Published on May 30, 2019
Entergy announced in August it planned to sell the plant to Holtec for decommissioning. The license transfer awaits Nuclear Regulatory Commission approval.
“As of July 1, the flow of payments of those dollars will end, so we won’t get any assessments in 2020 without this,” Cyr said. The Senate passed the budget with the amendment.
According to Cyr, the provision still faces the hurdle of remaining part of the budget package worked out by a conference committee of House and Senate members.
The budget then will return to the full House and Senate for up or down votes and move on to the governor for signature.
“We’re talking about a pretty significant chunk of resources,” Cyr said, noting the total is more than $1 million. “We expect Entergy is going to fight this.”
Cape and Southeastern Massachusetts lawmakers also have filed a handful of Pilgrim-related bills. One would set the residual radioactivity exposure level on the reactor property at less than 10 millirems per year at the end of cleanup.
The federal standard is less than 25 millirems, and because Pilgrim is federally licensed, it must meet only that standard.
Other ways to make the plant owner meet the 10-millirem maximum are being tried as well.
An interagency working group, consisting of appointed representatives from state environmental, health and emergency planning agencies and the attorney general’s office, is working on a settlement agreement with Entergy or its successor.
David Johnston, who represents the Executive Office of Environmental Affairs, recently reported that the working group’s priorities include assurance that Pilgrim’s $1 billion decommissioning fund is adequate to restore the plant site; that the company agrees to the 10-millirem radiological standard; and that emergency response measures remain.
Attorney General Maura Healey and Energy and Environmental Affairs Secretary Matthew Beaton have filed a petition to intervene in the proposed license transfer to ensure taxpayers are not burdened with the costs of decommissioning the plant or cleaning up the site.
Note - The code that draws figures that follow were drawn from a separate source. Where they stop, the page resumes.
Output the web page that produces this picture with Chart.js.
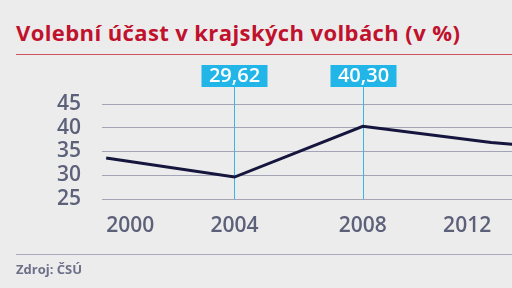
<!DOCTYPE html>
<html>
<head>
<meta charset="utf-8">
<script src="https://cdn.jsdelivr.net/npm/chart.js@4"></script>
<style>
  body { margin: 0; width: 512px; height: 288px; background: #ececec; overflow: hidden; position: relative; font-family: "Open Sans", sans-serif; }
  #title { position: absolute; left: 16px; top: 17px; font-size: 22px; font-weight: 700; letter-spacing: 0.4px; color: #c0112d; white-space: nowrap; }
  #titleLine { position: absolute; left: 16px; right: 0; top: 54px; height: 1px; background: #cf5461; }
  #footLine { position: absolute; left: 16px; right: 0; top: 254px; height: 1px; background: #a8aab9; }
  #source { position: absolute; left: 16px; top: 260px; font-size: 13px; font-weight: 700; color: #6c7089; }
  canvas { position: absolute; left: 0; top: 0; }
</style>
</head>
<body>
<div id="title">Volební účast v krajských volbách (v %)</div>
<div id="titleLine"></div>
<canvas id="chart" width="512" height="288"></canvas>
<div id="footLine"></div>
<div id="source">Zdroj: ČSÚ</div>
<script>
// volební účast po letech (2016 leží už mimo obrázek, čára jen odchází k okraji)
const years = [2000, 2004, 2008, 2012, 2016];
const turnout = [33.64, 29.62, 40.30, 36.89, 34.57];
const xTicks = [2000, 2004, 2008, 2012];
const yTicks = [25, 30, 35, 40, 45];
const calloutYears = [2004, 2008];
const calloutLabels = ['29,62', '40,30'];

const callouts = {
    id: 'callouts',
    beforeDatasetsDraw(chart) {
        const ctx = chart.ctx;
        const x = chart.scales.x;
        const area = chart.chartArea;
        ctx.save();
        calloutYears.forEach((year, i) => {
            const px = Math.round(x.getPixelForValue(year)) + 0.5;
            ctx.strokeStyle = '#35b8e6';
            ctx.lineWidth = 1;
            ctx.beginPath();
            ctx.moveTo(px, area.bottom);
            ctx.lineTo(px, 87);
            ctx.stroke();
            ctx.fillStyle = '#22b5e8';
            ctx.fillRect(px - 33, 65, 66, 22);
            ctx.fillStyle = '#ffffff';
            ctx.font = '600 20px "Open Sans"';
            ctx.textAlign = 'center';
            ctx.textBaseline = 'middle';
            ctx.fillText(calloutLabels[i], px, 76.5);
        });
        ctx.restore();
    }
};

new Chart(document.getElementById('chart'), {
    type: 'line',
    data: {
        datasets: [{
            data: years.map((y, i) => ({ x: y, y: turnout[i] })),
            borderColor: '#15153d',
            borderWidth: 3,
            pointRadius: 0,
            tension: 0
        }]
    },
    options: {
        responsive: false,
        animation: false,
        layout: { padding: { top: 104, right: 0, left: 0, bottom: 0 } },
        plugins: { legend: { display: false }, tooltip: { enabled: false } },
        scales: {
            x: {
                type: 'linear',
                min: 1999.87,
                max: 2012.65,
                afterBuildTicks: s => { s.ticks = xTicks.map(v => ({ value: v })); },
                afterFit: s => { s.height = 89; s.paddingLeft = 0; s.paddingRight = 0; },
                grid: { display: false },
                border: { display: false },
                ticks: {
                    padding: 6,
                    align: 'inner',
                    maxRotation: 0,
                    autoSkip: false,
                    color: '#5d6079',
                    font: { family: 'Open Sans', size: 21, weight: '600' },
                    callback: v => String(v)
                }
            },
            y: {
                min: 25,
                max: 45,
                afterBuildTicks: s => { s.ticks = yTicks.map(v => ({ value: v })); },
                afterFit: s => { s.width = 102; },
                grid: { color: '#a3a5b6', lineWidth: 1, drawTicks: false },
                border: { display: false },
                ticks: {
                    padding: 21,
                    autoSkip: false,
                    color: '#5d6079',
                    font: { family: 'Open Sans', size: 21, weight: '600' }
                }
            }
        }
    },
    plugins: [callouts]
});
</script>
</body>
</html>
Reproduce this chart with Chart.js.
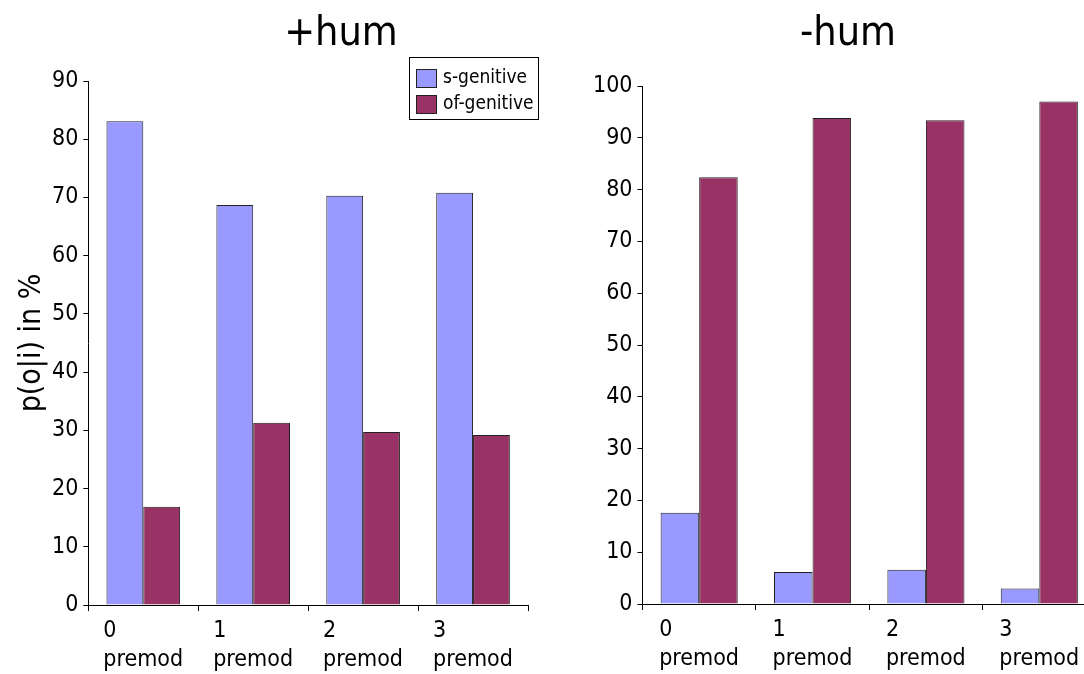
<!DOCTYPE html>
<html>
<head>
<meta charset="utf-8">
<script src="https://cdn.jsdelivr.net/npm/chart.js@4.4.1/dist/chart.umd.min.js"></script>
<style>
html, body { margin:0; padding:0; background:#fff; overflow:hidden; width:1084px; height:674px; position:relative; }
#humBox { position:absolute; left:0; top:0; }
#nonhumBox { position:absolute; left:586px; top:0; }
</style>
</head>
<body>
<div id="humBox"><canvas id="humChart" width="682" height="681"></canvas></div>
<div id="nonhumBox"><canvas id="nonhumChart" width="524" height="680"></canvas></div>
<script>
const categories = [["0", "premod"], ["1", "premod"], ["2", "premod"], ["3", "premod"]];
const seriesNames = ["s-genitive", "of-genitive"];
const seriesColors = ["#9999ff", "#993366"];

// +hum panel
const humS = [83.1, 68.7, 70.3, 70.8];
const humOf = [16.9, 31.3, 29.7, 29.2];

// -hum panel
const nonhumS = [17.6, 6.2, 6.6, 3.0];
const nonhumOf = [82.4, 93.8, 93.4, 97.0];

const humMax = 90;
const nonhumMax = 100;

const fontName = '"DejaVu Sans Condensed", "DejaVu Sans", sans-serif';

// title centred on the canvas, not on the plot
const panelTitle = {
    id: 'panelTitle',
    afterDraw(chart, args, opts) {
        const ctx = chart.ctx;
        ctx.save();
        ctx.font = '41px ' + fontName;
        ctx.fillStyle = '#000';
        ctx.textAlign = 'center';
        ctx.textBaseline = 'alphabetic';
        ctx.fillText(opts.text, chart.width / 2, 45);
        ctx.restore();
    }
};

// boxed legend drawn from the datasets
const boxLegend = {
    id: 'boxLegend',
    afterDraw(chart, args, opts) {
        if (!opts.show) return;
        const ctx = chart.ctx;
        ctx.save();
        ctx.fillStyle = '#fff';
        ctx.fillRect(opts.left, opts.top, opts.width, opts.height);
        ctx.strokeStyle = '#000';
        ctx.lineWidth = 1;
        ctx.strokeRect(opts.left + 0.5, opts.top + 0.5, opts.width, opts.height);
        ctx.font = '19px ' + fontName;
        ctx.textBaseline = 'middle';
        chart.data.datasets.forEach((ds, i) => {
            const cy = opts.top + opts.rowStart + i * opts.rowGap;
            ctx.fillStyle = ds.backgroundColor;
            ctx.fillRect(opts.left + 7, cy - 9, 20, 18);
            ctx.strokeStyle = '#222';
            ctx.strokeRect(opts.left + 7.5, cy - 8.5, 20, 18);
            ctx.fillStyle = '#000';
            ctx.fillText(ds.label, opts.left + 34, cy);
        });
        ctx.restore();
    }
};

function makeDatasets(a, b, catPct) {
    return [a, b].map((vals, i) => ({
        label: seriesNames[i],
        data: vals,
        backgroundColor: seriesColors[i],
        borderColor: '#222',
        borderWidth: 1,
        barPercentage: 1,
        categoryPercentage: catPct
    }));
}

function makeOptions(title, max, pad, yTitle, legend) {
    return {
        responsive: false,
        animation: false,
        layout: { padding: pad },
        plugins: {
            legend: { display: false },
            tooltip: { enabled: false },
            panelTitle: { text: title },
            boxLegend: legend
        },
        scales: {
            x: {
                border: { display: true, color: '#000', width: 1 },
                grid: { display: true, drawOnChartArea: false, drawTicks: true, tickLength: 6, color: '#000', offset: true },
                ticks: {
                    color: '#000',
                    font: { family: fontName, size: 23, lineHeight: 1.26 },
                    padding: 6,
                    align: 'start',
                    labelOffset: -40,
                    autoSkip: false,
                    maxRotation: 0
                },
                // labels hang to the right of the tick, don't shrink the plot for them
                afterFit: (scale) => { scale.paddingLeft = 0; scale.paddingRight = 0; }
            },
            y: {
                min: 0,
                max: max,
                border: { display: true, color: '#000', width: 1 },
                grid: { display: true, drawOnChartArea: false, drawTicks: true, tickLength: 5, color: '#000' },
                ticks: {
                    stepSize: 10,
                    color: '#000',
                    font: { family: fontName, size: 23 },
                    padding: 5
                },
                title: {
                    display: yTitle !== '',
                    text: yTitle,
                    color: '#000',
                    font: { family: fontName, size: 30, lineHeight: 1 },
                    padding: { top: 0, bottom: 0 }
                }
            }
        }
    };
}

new Chart(document.getElementById('humChart'), {
    type: 'bar',
    data: { labels: categories, datasets: makeDatasets(humS, humOf, 0.67) },
    options: makeOptions('+hum', humMax, { left: 17, right: 154, top: 81, bottom: 0 }, 'p(o|i) in %',
        { show: true, left: 409, top: 57, width: 129, height: 62, rowStart: 21, rowGap: 26 }),
    plugins: [panelTitle, boxLegend]
});

new Chart(document.getElementById('nonhumChart'), {
    type: 'bar',
    data: { labels: categories, datasets: makeDatasets(nonhumS, nonhumOf, 0.68) },
    options: makeOptions('-hum', nonhumMax, { left: 2, right: 14, top: 86, bottom: 0 }, '', { show: false }),
    plugins: [panelTitle, boxLegend]
});
</script>
</body>
</html>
Sean Mullin, chairman of the Nuclear Decommissioning Citizens Advisory Panel — a 21-member body established in 2016 to advise the governor and educate the public about decommissioning activities at Pilgrim — said the group’s local priorities include maintaining payments in lieu of taxes to Plymouth; having a say in the future of the 1,600 acres of open land that Entergy owns; and keeping emergency planning in place.
Entergy already has asked the Nuclear Regulatory Commission to eliminate the 10-mile emergency planning zone around the reactor beginning April 1, shrinking the radius under its protection to its property line. The company argues the requirements are expensive and unnecessary. To date, every nuclear plant in the U.S. that has decommissioned has requested an exemption from the emergency planning requirements, and in every instance federal authorities have granted it.
On a broader level, one priority is that cleanup satisfy state standards and not just federal standards.
Mary Lampert, of Duxbury, president of the Pilgrim Watch citizens group, plans to keep an eye on the decommissioning. Safety remains a top concern.
“The likelihood of an accident decreases when the reactor shuts down and the fuel is in dry casks, but the risk remains until all the spent fuel leaves the site, the reactor is decommissioned and the Pilgrim site has been cleaned up,” Lampert said via email.
Environmental issues are also high on Lampert’s list.
“There has to be a thorough site assessment at the beginning of the decommissioning process,” she said. “Never forget that underneath the plant is the Plymouth-Carver aquifer.”
And Lampert wants the NRC to conduct frequent inspections during decommissioning. “The more eyes on the process, the better it will be,” she said.
“There is much work for all of us to do.”